The Conclusion: No Clear Winner

Either will serve you well. Both are available in low-cost packages and more capable packages for those with a higher budget. The more aperture you get, the more and dimmer things you can see in the sky. A larger aperture lets you apply more magnification and will reveal more detail. Naturally, as the size of the aperture goes up, the cost goes up and the weight goes up.

If you are looking for a scope of 4” or less and are concerned about learning collimation, a refractor is a good choice. They are easy to use and rugged. They travel well on family vacations and smaller ones can be carried in your carry-on luggage on a plane. If you add a 45-degree correct image diagonal, you can use a refractor as a daytime spotting scope. At night, you just switch to the 90-degree star diagonal, which is much better suited for astronomy. In this way, a refractor is more versatile.

If you want something larger than 4 inches, you will likely be looking at a reflector.

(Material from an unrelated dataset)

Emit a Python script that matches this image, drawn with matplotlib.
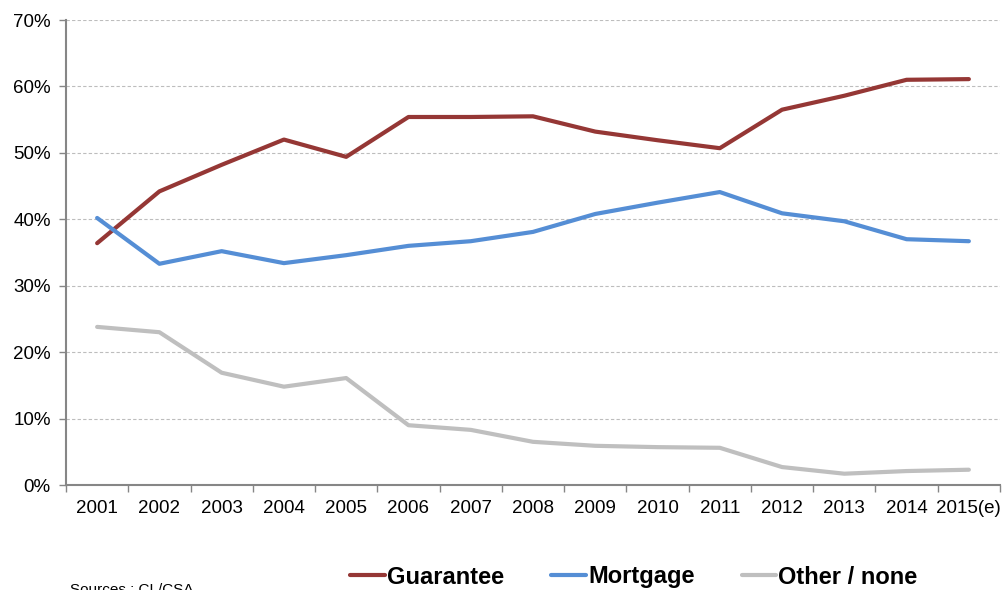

The Newtonian design really becomes cost-effective at this size and larger. When mated to a Dobsonian mount, you have a very cost-effective solution that is rock steady and simple to use. If you go to a “star party” where people bring their telescopes, most of the larger ones are likely to be of the Newtonian/Dobsonian design.

After years in the hobby, I have seen that those who pursue astronomy long term often end up with three types of visual-instruments:

• Binoculars (refractor)
• A grab and go, a lightweight scope that is easy to move and set-up. Typically, these are in the 70 mm to 130 mm aperture range.
• A light bucket – Typically something 8” (203 mm) or larger

So, your first optical device can be any one of these. As you go forward, you will likely add something in the remaining categories.